I would like to show that, given n points in the plane $q_1 ... q_n$ such that the distance between $q_0$ and $q_i$ is smaller than or equal to the distance between $q_0$ and $q_j$ for every $i < j$, then the shortest path in any Delaunay triangulation of the given point set between $q_0$ and $q_k$, is $pathlen(q_0, q_k) \leq k$. Here, $pathlen$ is meant to denote shortest path.
I attempt to prove this via induction on $k$ but I struggle to complete the argument.
For the base case, we know that $pathlen(q_0, q_1) = 1$ because the "closest pair property" follows from the "empty circle property". That is, the circle, whose diameter corresponds to the line segment between $q_0$ and $q_1$ cannot contain any other points from the given set of points by definition of the set. Therefore, this line segment is part of every Delaunay triangulation.

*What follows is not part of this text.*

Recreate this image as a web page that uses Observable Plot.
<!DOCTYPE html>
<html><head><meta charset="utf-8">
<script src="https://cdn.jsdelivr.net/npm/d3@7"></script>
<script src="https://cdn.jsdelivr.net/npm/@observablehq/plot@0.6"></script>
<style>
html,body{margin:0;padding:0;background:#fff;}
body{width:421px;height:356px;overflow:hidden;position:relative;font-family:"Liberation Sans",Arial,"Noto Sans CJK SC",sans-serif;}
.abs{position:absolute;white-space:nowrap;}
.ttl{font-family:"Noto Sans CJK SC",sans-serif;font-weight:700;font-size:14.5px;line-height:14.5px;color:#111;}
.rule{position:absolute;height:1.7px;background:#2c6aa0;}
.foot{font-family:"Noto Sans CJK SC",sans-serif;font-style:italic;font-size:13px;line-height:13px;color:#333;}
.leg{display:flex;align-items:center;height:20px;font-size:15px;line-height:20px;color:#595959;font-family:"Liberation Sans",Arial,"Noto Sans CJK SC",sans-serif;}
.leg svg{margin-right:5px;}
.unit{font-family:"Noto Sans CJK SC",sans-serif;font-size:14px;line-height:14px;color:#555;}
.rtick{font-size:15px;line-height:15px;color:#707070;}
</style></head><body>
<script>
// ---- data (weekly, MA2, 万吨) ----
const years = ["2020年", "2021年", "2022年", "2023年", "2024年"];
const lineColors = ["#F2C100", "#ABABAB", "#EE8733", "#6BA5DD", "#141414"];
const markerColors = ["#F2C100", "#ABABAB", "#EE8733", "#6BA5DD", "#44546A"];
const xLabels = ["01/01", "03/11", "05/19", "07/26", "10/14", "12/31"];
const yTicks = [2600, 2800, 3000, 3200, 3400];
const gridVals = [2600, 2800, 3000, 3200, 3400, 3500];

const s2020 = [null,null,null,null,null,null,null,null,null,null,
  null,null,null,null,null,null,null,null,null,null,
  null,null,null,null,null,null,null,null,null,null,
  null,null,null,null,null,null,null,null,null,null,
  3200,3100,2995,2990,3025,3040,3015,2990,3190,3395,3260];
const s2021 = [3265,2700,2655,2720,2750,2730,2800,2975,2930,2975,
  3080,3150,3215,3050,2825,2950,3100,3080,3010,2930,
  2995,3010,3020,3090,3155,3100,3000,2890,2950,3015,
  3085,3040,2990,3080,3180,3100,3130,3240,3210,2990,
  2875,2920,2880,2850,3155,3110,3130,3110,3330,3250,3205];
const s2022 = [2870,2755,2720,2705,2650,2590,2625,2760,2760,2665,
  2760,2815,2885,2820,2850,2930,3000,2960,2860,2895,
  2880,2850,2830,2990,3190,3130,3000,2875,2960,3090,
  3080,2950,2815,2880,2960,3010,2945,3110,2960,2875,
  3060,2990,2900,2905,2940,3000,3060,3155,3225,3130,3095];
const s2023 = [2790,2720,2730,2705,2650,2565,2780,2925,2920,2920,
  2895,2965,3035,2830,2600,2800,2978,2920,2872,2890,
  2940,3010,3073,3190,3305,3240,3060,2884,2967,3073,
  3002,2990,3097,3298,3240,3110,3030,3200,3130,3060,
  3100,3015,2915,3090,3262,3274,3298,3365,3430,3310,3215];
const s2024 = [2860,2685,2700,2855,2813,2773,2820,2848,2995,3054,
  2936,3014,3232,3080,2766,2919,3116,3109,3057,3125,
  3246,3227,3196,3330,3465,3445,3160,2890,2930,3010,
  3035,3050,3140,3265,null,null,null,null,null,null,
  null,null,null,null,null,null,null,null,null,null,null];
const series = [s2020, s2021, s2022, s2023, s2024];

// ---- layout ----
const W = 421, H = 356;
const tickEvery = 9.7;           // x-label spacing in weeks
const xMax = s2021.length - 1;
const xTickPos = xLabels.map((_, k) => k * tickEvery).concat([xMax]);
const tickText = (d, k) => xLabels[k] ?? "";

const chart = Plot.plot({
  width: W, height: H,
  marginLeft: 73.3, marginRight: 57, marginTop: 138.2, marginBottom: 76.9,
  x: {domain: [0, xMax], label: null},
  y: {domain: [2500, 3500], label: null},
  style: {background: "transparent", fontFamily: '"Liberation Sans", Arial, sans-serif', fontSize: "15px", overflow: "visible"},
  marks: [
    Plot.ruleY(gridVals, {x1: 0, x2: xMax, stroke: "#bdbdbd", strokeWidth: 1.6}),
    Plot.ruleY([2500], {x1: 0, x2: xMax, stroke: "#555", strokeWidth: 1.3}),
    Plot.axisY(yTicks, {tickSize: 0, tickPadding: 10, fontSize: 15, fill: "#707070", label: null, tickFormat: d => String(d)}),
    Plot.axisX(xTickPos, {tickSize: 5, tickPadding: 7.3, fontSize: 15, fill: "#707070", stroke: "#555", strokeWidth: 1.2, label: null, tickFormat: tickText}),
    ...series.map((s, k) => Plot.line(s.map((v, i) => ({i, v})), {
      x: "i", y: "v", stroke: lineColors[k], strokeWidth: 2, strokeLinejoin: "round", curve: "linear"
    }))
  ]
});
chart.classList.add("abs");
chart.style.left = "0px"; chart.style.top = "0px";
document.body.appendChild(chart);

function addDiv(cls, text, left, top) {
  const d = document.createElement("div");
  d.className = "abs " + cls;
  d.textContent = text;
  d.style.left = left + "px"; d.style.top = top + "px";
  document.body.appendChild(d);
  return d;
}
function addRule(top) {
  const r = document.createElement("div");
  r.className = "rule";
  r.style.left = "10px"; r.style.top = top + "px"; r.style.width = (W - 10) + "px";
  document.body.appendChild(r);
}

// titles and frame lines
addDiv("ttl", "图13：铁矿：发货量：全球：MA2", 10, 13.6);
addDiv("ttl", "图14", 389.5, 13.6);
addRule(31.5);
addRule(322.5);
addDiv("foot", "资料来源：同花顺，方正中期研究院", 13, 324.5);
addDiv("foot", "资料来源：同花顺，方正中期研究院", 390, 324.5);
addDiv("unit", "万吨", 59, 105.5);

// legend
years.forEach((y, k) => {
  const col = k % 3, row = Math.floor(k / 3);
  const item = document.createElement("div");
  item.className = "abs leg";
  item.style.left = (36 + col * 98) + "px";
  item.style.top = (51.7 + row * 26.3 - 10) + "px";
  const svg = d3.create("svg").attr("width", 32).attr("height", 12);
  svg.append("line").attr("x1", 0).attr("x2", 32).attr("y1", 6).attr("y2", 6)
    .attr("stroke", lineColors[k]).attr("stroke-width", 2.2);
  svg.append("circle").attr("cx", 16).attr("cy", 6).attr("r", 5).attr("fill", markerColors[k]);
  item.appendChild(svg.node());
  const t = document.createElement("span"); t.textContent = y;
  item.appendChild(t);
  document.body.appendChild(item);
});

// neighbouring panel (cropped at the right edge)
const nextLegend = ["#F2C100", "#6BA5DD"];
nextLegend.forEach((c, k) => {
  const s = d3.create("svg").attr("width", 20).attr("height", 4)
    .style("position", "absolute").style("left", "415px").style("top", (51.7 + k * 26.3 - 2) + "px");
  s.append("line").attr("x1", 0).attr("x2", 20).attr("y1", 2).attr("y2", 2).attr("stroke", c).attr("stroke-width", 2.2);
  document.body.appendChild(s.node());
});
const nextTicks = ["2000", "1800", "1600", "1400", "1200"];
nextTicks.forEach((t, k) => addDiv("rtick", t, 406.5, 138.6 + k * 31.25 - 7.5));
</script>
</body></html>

I am trying to extend the argument for the step case of the (weak) induction. Assuming that I have already that $pathlen(q_0, q_{k-1}) \leq k-1$, then I have to prove that there is an edge in the triangulation from $q_{k-1}$ to $q_k$ or from $q_0$ to $q_k$. For example, for $k = 2$, I would have to show the existence of an edge between $q_0$ and $q_2$ or between $q_1$ and $q_2$.